(begin)

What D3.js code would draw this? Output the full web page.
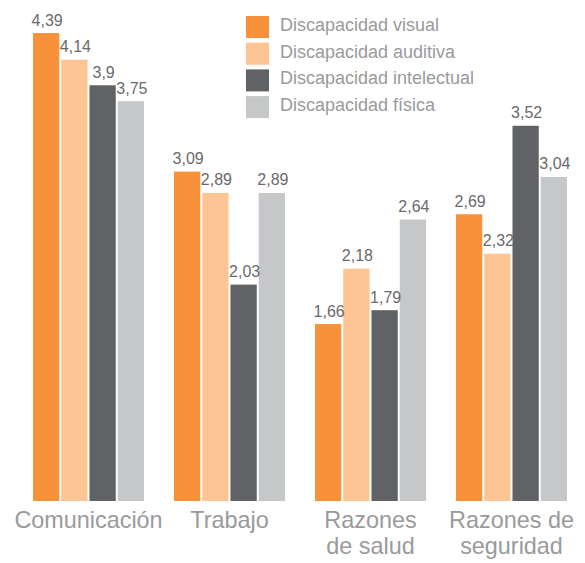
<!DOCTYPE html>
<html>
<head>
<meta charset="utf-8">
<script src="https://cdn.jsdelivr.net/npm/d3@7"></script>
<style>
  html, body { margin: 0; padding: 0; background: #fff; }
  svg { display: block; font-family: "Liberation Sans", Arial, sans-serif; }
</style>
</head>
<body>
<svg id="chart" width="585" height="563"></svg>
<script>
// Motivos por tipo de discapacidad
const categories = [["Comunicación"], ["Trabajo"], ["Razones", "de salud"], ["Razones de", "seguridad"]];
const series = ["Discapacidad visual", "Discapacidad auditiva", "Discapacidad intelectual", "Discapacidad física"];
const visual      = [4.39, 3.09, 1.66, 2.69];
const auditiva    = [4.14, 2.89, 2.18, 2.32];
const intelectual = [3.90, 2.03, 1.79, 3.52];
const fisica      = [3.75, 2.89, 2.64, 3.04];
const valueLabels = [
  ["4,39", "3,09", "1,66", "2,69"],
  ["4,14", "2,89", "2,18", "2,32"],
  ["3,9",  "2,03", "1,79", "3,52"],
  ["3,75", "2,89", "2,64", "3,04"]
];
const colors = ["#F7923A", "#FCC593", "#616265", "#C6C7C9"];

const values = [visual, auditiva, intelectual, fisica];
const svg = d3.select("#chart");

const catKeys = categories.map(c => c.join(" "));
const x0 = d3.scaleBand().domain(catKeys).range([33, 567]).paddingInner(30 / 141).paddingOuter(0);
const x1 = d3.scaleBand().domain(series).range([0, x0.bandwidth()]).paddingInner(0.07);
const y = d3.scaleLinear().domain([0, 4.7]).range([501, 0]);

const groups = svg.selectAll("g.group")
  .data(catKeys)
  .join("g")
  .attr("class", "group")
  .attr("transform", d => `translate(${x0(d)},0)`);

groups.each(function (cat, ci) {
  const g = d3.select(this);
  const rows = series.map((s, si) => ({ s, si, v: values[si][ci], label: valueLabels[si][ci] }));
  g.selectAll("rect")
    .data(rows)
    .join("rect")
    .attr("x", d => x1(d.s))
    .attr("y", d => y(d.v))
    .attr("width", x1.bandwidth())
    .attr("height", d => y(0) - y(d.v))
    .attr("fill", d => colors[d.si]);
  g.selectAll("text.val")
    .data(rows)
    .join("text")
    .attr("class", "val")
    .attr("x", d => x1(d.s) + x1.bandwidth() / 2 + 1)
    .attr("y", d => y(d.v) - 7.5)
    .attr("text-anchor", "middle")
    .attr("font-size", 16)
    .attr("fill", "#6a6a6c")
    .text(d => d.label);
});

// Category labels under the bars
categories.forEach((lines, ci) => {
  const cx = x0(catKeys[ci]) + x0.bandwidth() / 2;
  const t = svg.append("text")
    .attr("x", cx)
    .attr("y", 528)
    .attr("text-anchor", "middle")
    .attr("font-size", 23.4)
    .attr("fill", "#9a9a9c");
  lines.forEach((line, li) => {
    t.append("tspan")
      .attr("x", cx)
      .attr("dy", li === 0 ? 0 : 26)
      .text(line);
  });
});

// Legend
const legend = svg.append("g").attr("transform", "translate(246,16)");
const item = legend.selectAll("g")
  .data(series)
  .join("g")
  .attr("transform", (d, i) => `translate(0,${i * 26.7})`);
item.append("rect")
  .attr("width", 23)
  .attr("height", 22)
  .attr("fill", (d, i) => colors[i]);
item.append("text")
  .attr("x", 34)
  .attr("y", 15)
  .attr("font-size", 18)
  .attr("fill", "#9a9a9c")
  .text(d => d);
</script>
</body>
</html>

(end)

** Job **
List every line above containing the word "this".

** Written answer **
What D3.js code would draw this? Output the full web page.
  const g = d3.select(this);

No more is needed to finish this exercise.